Set task: Do not carry the pictures over; copy every other part of the entries exactly.
○ ○ ○
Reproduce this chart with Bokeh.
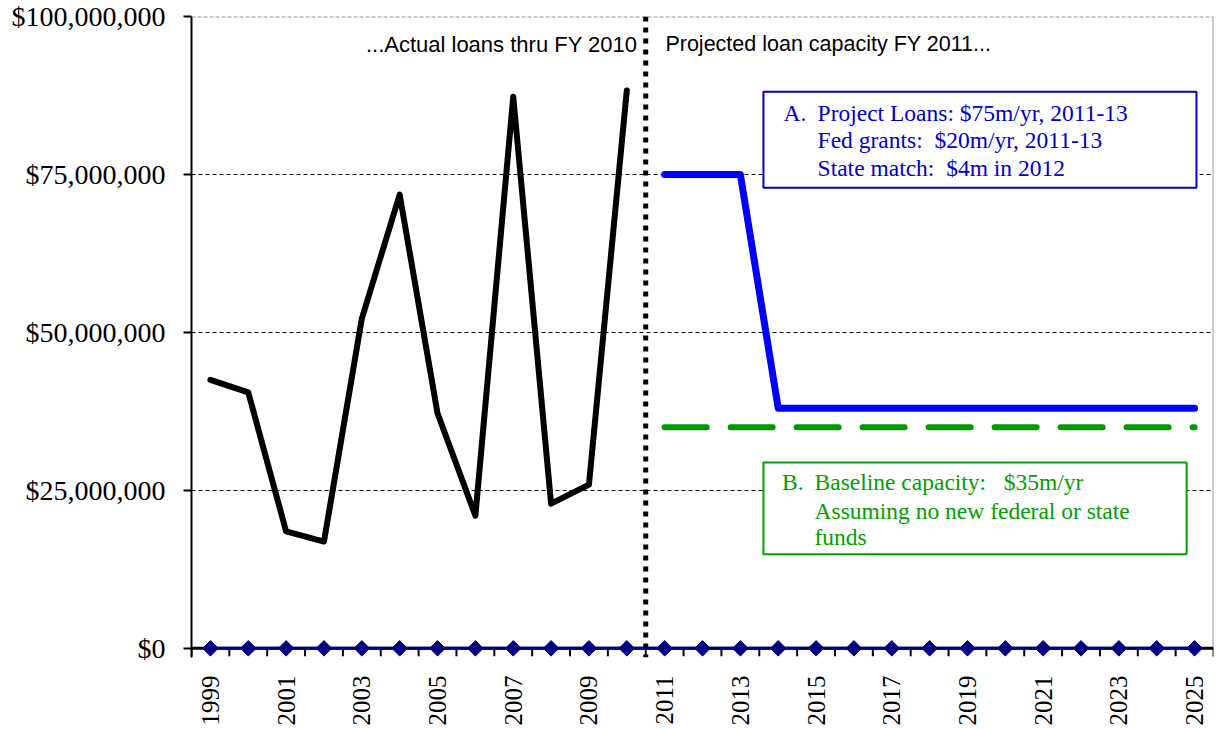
from bokeh.plotting import figure
from bokeh.models import (FixedTicker, NumeralTickFormatter, Span, BoxAnnotation, Label)
from bokeh.embed import file_html
from bokeh.resources import INLINE
import math

# ---- data ----
actual_years = [1999, 2000, 2001, 2002, 2003, 2004, 2005, 2006, 2007, 2008, 2009, 2010]
actual_loans = [42.5e6, 40.5e6, 18.5e6, 16.9e6, 52.2e6, 71.8e6, 37.2e6, 21.0e6, 87.3e6, 22.9e6, 25.9e6, 88.3e6]

proj_years = list(range(2011, 2026))
proj_loans_a = [75e6, 75e6, 75e6] + [38e6] * 12
baseline_b = [35e6] * 15

all_years = list(range(1999, 2026))
zero_series = [0] * len(all_years)

tick_years = list(range(1999, 2026, 2))
y_ticks = [0, 25e6, 50e6, 75e6, 100e6]

NB = "\u00a0"
box_a_lines = ["Project Loans: $75m/yr, 2011-13",
               "Fed grants:" + NB + NB + "$20m/yr, 2011-13",
               "State match:" + NB + NB + "$4m in 2012"]
box_b_lines = ["Baseline capacity:" + NB + NB + NB + "$35m/yr",
               "Assuming no new federal or state",
               "funds"]

SERIF = "Liberation Serif"
SANS = "Liberation Sans"

Y0 = -1.45e6          # frame extends a little below $0 so zero-line markers are not clipped
TICK_LEN = 1.27e6     # category tick length below the zero line (~8px)

W, H = 1216, 729
p = figure(width=W, height=H, output_backend="svg", toolbar_location=None,
           x_range=(1998.5, 2025.5), y_range=(Y0, 100e6),
           min_border_left=191, min_border_right=3, min_border_top=16, min_border_bottom=72)
p.outline_line_color = None
p.background_fill_color = "white"

# x axis: labels only (ticks and line drawn at $0 below)
p.xaxis.ticker = FixedTicker(ticks=tick_years, minor_ticks=[])
p.xaxis.major_tick_line_color = None
p.xaxis.minor_tick_line_color = None
p.xaxis.major_tick_out = 0
p.xaxis.major_tick_in = 0
p.xaxis.axis_line_color = None
p.xaxis.major_label_orientation = math.pi / 2
p.xaxis.major_label_text_font = SERIF
p.xaxis.major_label_text_font_size = "25px"
p.xaxis.major_label_text_color = "black"
p.xaxis.major_label_standoff = 18

p.yaxis.ticker = FixedTicker(ticks=y_ticks, minor_ticks=[])
p.yaxis.formatter = NumeralTickFormatter(format="$0,0")
p.yaxis.axis_line_color = "black"
p.yaxis.axis_line_width = 2
p.yaxis.major_tick_line_color = "black"
p.yaxis.major_tick_line_width = 2
p.yaxis.major_tick_out = 8
p.yaxis.major_tick_in = 0
p.yaxis.major_label_text_font = SERIF
p.yaxis.major_label_text_font_size = "28px"
p.yaxis.major_label_text_color = "black"
p.yaxis.major_label_standoff = 18

p.xgrid.grid_line_color = None
p.ygrid.ticker = FixedTicker(ticks=[25e6, 50e6, 75e6])
p.ygrid.grid_line_color = "black"
p.ygrid.grid_line_width = 1
p.ygrid.grid_line_dash = "4 3"

# top gray dashed and right gray border
p.add_layout(Span(location=100e6, dimension="width", line_color="#999999", line_width=2, line_dash="4 2"))
p.add_layout(Span(location=2025.5, dimension="height", line_color="#999999", line_width=2))
# category axis line at $0
p.add_layout(Span(location=0, dimension="width", line_color="black", line_width=3))

# category tick marks between years
bounds = [y - 0.5 for y in all_years] + [all_years[-1] + 0.5]
p.segment(x0=bounds, y0=[0] * len(bounds), x1=bounds, y1=[-TICK_LEN] * len(bounds),
          line_color="black", line_width=2)

# divider
p.add_layout(Span(location=2010.5, dimension="height", line_color="black", line_width=5, line_dash="5 6"))

# series
p.line(actual_years, actual_loans, line_color="black", line_width=6, line_cap="round", line_join="round")
p.line(proj_years, proj_loans_a, line_color="#0000FF", line_width=7, line_cap="round", line_join="round")
p.line(proj_years, baseline_b, line_color="#009900", line_width=6, line_dash="42 24", line_cap="round")

zl = p.line(all_years, zero_series, line_color="#000080", line_width=3)
zl.level = "overlay"
zs = p.scatter(all_years, zero_series, marker="square", size=11, angle=math.pi / 4,
               fill_color="#000080", line_color="#000080", line_width=1)
zs.level = "overlay"

# boxes
p.add_layout(BoxAnnotation(left=2013.61, right=2025.05, top=88.1e6, bottom=72.9e6,
                           fill_color="white", fill_alpha=1, line_color="#0000CC", line_alpha=1,
                           line_width=2, level="overlay"))
p.add_layout(BoxAnnotation(left=2013.61, right=2024.79, top=29.4e6, bottom=14.9e6,
                           fill_color="white", fill_alpha=1, line_color="#00A000", line_alpha=1,
                           line_width=2, level="overlay"))

def add_label(x, y, text, color, font, size, align="left"):
    p.add_layout(Label(x=x, y=y, text=text, text_color=color, text_font=font,
                       text_font_size=size, text_align=align, text_baseline="middle", level="overlay"))

add_label(2010.28, 95.6e6, "...Actual loans thru FY 2010", "black", SANS, "22px", "right")
add_label(2011.02, 95.6e6, "Projected loan capacity FY 2011...", "black", SANS, "21.5px")

a_y = [84.8e6, 80.4e6, 76.1e6]
add_label(2014.14, a_y[0], "A.", "#0000CC", SERIF, "23.5px")
for yy, t in zip(a_y, box_a_lines):
    add_label(2015.04, yy, t, "#0000CC", SERIF, "23.5px")

b_y = [26.3e6, 21.8e6, 17.6e6]
add_label(2014.1, b_y[0], "B.", "#00A000", SERIF, "23.5px")
for yy, t in zip(b_y, box_b_lines):
    add_label(2014.96, yy, t, "#00A000", SERIF, "23.5px")

open("out.html", "w").write(file_html(p, INLINE))
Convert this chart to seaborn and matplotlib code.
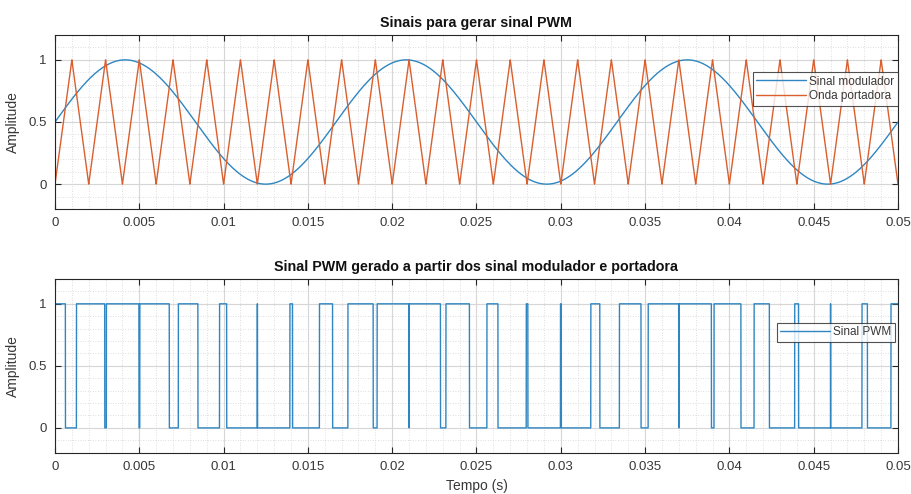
○ ○ ○
Solution to this problem:
Reproduce this chart with Bokeh.
from bokeh.plotting import figure
from bokeh.models import (FixedTicker, NumeralTickFormatter, Span, BoxAnnotation, Label)
from bokeh.embed import file_html
from bokeh.resources import INLINE
import math

# ---- data ----
actual_years = [1999, 2000, 2001, 2002, 2003, 2004, 2005, 2006, 2007, 2008, 2009, 2010]
actual_loans = [42.5e6, 40.5e6, 18.5e6, 16.9e6, 52.2e6, 71.8e6, 37.2e6, 21.0e6, 87.3e6, 22.9e6, 25.9e6, 88.3e6]

proj_years = list(range(2011, 2026))
proj_loans_a = [75e6, 75e6, 75e6] + [38e6] * 12
baseline_b = [35e6] * 15

all_years = list(range(1999, 2026))
zero_series = [0] * len(all_years)

tick_years = list(range(1999, 2026, 2))
y_ticks = [0, 25e6, 50e6, 75e6, 100e6]

NB = "\u00a0"
box_a_lines = ["Project Loans: $75m/yr, 2011-13",
               "Fed grants:" + NB + NB + "$20m/yr, 2011-13",
               "State match:" + NB + NB + "$4m in 2012"]
box_b_lines = ["Baseline capacity:" + NB + NB + NB + "$35m/yr",
               "Assuming no new federal or state",
               "funds"]

SERIF = "Liberation Serif"
SANS = "Liberation Sans"

Y0 = -1.45e6          # frame extends a little below $0 so zero-line markers are not clipped
TICK_LEN = 1.27e6     # category tick length below the zero line (~8px)

W, H = 1216, 729
p = figure(width=W, height=H, output_backend="svg", toolbar_location=None,
           x_range=(1998.5, 2025.5), y_range=(Y0, 100e6),
           min_border_left=191, min_border_right=3, min_border_top=16, min_border_bottom=72)
p.outline_line_color = None
p.background_fill_color = "white"

# x axis: labels only (ticks and line drawn at $0 below)
p.xaxis.ticker = FixedTicker(ticks=tick_years, minor_ticks=[])
p.xaxis.major_tick_line_color = None
p.xaxis.minor_tick_line_color = None
p.xaxis.major_tick_out = 0
p.xaxis.major_tick_in = 0
p.xaxis.axis_line_color = None
p.xaxis.major_label_orientation = math.pi / 2
p.xaxis.major_label_text_font = SERIF
p.xaxis.major_label_text_font_size = "25px"
p.xaxis.major_label_text_color = "black"
p.xaxis.major_label_standoff = 18

p.yaxis.ticker = FixedTicker(ticks=y_ticks, minor_ticks=[])
p.yaxis.formatter = NumeralTickFormatter(format="$0,0")
p.yaxis.axis_line_color = "black"
p.yaxis.axis_line_width = 2
p.yaxis.major_tick_line_color = "black"
p.yaxis.major_tick_line_width = 2
p.yaxis.major_tick_out = 8
p.yaxis.major_tick_in = 0
p.yaxis.major_label_text_font = SERIF
p.yaxis.major_label_text_font_size = "28px"
p.yaxis.major_label_text_color = "black"
p.yaxis.major_label_standoff = 18

p.xgrid.grid_line_color = None
p.ygrid.ticker = FixedTicker(ticks=[25e6, 50e6, 75e6])
p.ygrid.grid_line_color = "black"
p.ygrid.grid_line_width = 1
p.ygrid.grid_line_dash = "4 3"

# top gray dashed and right gray border
p.add_layout(Span(location=100e6, dimension="width", line_color="#999999", line_width=2, line_dash="4 2"))
p.add_layout(Span(location=2025.5, dimension="height", line_color="#999999", line_width=2))
# category axis line at $0
p.add_layout(Span(location=0, dimension="width", line_color="black", line_width=3))

# category tick marks between years
bounds = [y - 0.5 for y in all_years] + [all_years[-1] + 0.5]
p.segment(x0=bounds, y0=[0] * len(bounds), x1=bounds, y1=[-TICK_LEN] * len(bounds),
          line_color="black", line_width=2)

# divider
p.add_layout(Span(location=2010.5, dimension="height", line_color="black", line_width=5, line_dash="5 6"))

# series
p.line(actual_years, actual_loans, line_color="black", line_width=6, line_cap="round", line_join="round")
p.line(proj_years, proj_loans_a, line_color="#0000FF", line_width=7, line_cap="round", line_join="round")
p.line(proj_years, baseline_b, line_color="#009900", line_width=6, line_dash="42 24", line_cap="round")

zl = p.line(all_years, zero_series, line_color="#000080", line_width=3)
zl.level = "overlay"
zs = p.scatter(all_years, zero_series, marker="square", size=11, angle=math.pi / 4,
               fill_color="#000080", line_color="#000080", line_width=1)
zs.level = "overlay"

# boxes
p.add_layout(BoxAnnotation(left=2013.61, right=2025.05, top=88.1e6, bottom=72.9e6,
                           fill_color="white", fill_alpha=1, line_color="#0000CC", line_alpha=1,
                           line_width=2, level="overlay"))
p.add_layout(BoxAnnotation(left=2013.61, right=2024.79, top=29.4e6, bottom=14.9e6,
                           fill_color="white", fill_alpha=1, line_color="#00A000", line_alpha=1,
                           line_width=2, level="overlay"))

def add_label(x, y, text, color, font, size, align="left"):
    p.add_layout(Label(x=x, y=y, text=text, text_color=color, text_font=font,
                       text_font_size=size, text_align=align, text_baseline="middle", level="overlay"))

add_label(2010.28, 95.6e6, "...Actual loans thru FY 2010", "black", SANS, "22px", "right")
add_label(2011.02, 95.6e6, "Projected loan capacity FY 2011...", "black", SANS, "21.5px")

a_y = [84.8e6, 80.4e6, 76.1e6]
add_label(2014.14, a_y[0], "A.", "#0000CC", SERIF, "23.5px")
for yy, t in zip(a_y, box_a_lines):
    add_label(2015.04, yy, t, "#0000CC", SERIF, "23.5px")

b_y = [26.3e6, 21.8e6, 17.6e6]
add_label(2014.1, b_y[0], "B.", "#00A000", SERIF, "23.5px")
for yy, t in zip(b_y, box_b_lines):
    add_label(2014.96, yy, t, "#00A000", SERIF, "23.5px")

open("out.html", "w").write(file_html(p, INLINE))
Convert this chart to seaborn and matplotlib code.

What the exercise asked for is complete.